> _Written request_
Starting at the first line of the listing below, repeat each line up to and including the one containing "from bokeh.core.properties import value". Leave out pictures.

> _Data_
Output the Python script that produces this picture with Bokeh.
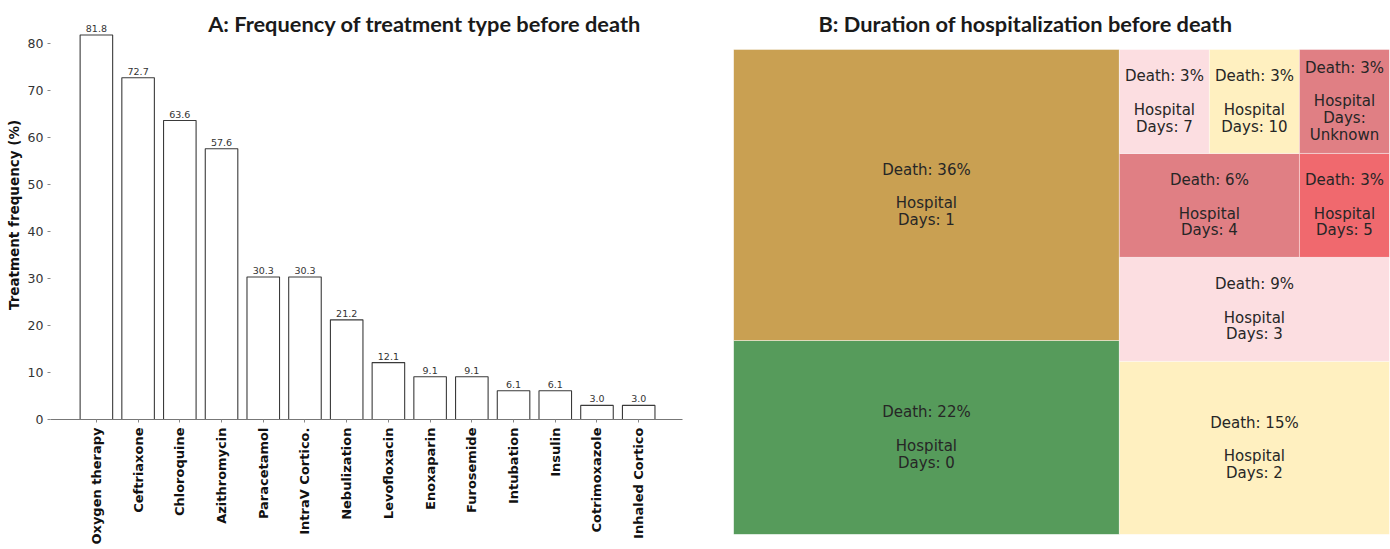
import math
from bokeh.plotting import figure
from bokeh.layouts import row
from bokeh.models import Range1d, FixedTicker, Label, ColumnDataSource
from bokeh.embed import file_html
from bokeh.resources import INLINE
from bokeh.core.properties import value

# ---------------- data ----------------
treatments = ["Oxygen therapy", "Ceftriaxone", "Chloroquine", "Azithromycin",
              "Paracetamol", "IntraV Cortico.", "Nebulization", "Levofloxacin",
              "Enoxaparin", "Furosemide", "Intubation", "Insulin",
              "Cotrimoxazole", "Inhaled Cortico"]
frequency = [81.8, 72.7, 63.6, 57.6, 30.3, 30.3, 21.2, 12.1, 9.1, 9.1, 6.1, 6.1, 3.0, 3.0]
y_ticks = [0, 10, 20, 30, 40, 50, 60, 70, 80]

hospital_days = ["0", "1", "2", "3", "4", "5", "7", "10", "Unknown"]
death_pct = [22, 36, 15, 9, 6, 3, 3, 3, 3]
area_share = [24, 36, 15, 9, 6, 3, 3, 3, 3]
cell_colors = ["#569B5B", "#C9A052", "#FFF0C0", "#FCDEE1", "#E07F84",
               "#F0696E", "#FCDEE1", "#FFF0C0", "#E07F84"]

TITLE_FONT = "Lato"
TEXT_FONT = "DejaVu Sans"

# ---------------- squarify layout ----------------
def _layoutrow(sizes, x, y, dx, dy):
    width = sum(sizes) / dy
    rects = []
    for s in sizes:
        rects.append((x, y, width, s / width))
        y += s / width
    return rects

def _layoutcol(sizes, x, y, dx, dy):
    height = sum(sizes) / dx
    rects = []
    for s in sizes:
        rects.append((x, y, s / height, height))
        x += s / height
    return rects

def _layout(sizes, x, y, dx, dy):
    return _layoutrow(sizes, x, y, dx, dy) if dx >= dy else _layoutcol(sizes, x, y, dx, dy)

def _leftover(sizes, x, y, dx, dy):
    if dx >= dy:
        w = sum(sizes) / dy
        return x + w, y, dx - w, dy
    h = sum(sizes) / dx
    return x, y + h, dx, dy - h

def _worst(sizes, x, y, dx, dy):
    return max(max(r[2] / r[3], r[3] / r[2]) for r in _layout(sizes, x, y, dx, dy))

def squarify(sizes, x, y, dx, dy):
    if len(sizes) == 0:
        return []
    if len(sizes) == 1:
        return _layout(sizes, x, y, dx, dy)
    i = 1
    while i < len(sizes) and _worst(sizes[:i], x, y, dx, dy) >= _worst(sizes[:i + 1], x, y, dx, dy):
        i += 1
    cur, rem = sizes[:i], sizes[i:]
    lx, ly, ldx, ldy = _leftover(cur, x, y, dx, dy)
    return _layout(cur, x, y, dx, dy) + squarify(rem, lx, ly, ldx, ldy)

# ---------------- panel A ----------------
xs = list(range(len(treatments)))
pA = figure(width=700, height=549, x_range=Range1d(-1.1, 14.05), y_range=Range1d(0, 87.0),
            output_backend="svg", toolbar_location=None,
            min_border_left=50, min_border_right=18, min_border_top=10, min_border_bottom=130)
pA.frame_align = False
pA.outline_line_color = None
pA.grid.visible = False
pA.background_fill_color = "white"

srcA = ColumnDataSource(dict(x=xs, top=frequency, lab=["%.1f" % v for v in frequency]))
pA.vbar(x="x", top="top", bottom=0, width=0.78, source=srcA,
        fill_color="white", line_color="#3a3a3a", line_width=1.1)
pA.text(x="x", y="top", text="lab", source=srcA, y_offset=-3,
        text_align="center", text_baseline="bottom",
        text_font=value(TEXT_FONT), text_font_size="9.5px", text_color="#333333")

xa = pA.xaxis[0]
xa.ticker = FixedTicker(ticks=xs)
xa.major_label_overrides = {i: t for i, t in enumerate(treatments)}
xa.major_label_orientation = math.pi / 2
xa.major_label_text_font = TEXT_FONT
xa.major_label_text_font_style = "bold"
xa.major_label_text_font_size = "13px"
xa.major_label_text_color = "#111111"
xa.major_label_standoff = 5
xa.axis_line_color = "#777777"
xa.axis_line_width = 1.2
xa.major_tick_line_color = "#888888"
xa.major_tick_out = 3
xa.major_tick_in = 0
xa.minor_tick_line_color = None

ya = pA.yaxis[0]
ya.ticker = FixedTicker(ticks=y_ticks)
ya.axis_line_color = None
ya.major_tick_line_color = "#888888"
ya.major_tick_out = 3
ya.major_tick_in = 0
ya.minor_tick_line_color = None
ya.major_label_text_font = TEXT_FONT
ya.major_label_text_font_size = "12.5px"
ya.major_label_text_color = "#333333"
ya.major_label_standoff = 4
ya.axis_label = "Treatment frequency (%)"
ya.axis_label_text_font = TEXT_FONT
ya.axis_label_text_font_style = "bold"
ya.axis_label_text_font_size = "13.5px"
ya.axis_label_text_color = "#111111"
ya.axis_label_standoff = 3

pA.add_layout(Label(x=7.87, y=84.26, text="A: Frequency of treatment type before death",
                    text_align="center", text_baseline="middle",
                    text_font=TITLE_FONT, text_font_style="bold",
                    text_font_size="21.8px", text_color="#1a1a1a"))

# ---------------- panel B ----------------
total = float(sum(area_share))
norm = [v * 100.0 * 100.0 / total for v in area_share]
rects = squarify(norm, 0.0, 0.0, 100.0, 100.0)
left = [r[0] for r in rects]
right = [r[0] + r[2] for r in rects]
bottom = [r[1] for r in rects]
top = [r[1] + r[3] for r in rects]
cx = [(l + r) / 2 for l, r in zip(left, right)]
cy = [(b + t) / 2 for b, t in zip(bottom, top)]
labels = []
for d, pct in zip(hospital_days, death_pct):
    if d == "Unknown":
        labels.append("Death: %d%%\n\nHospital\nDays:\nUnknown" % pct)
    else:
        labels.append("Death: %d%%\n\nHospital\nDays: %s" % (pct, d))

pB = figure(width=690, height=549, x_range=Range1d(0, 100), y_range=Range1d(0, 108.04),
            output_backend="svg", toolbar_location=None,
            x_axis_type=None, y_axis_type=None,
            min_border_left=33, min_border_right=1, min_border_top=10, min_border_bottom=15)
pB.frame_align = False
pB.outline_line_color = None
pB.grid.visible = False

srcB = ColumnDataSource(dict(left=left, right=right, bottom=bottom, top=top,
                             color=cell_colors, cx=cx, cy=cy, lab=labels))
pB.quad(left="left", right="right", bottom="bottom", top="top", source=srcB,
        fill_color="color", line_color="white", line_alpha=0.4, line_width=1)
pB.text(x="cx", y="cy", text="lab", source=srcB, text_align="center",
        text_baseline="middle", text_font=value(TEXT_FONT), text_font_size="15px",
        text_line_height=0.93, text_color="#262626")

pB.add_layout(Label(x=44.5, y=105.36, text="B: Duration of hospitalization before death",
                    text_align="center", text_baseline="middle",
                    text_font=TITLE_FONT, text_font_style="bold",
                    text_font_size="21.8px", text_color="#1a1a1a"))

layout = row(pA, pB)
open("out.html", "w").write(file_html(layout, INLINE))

> _Right answer_
Output the Python script that produces this picture with Bokeh.
import math
from bokeh.plotting import figure
from bokeh.layouts import row
from bokeh.models import Range1d, FixedTicker, Label, ColumnDataSource
from bokeh.embed import file_html
from bokeh.resources import INLINE
from bokeh.core.properties import value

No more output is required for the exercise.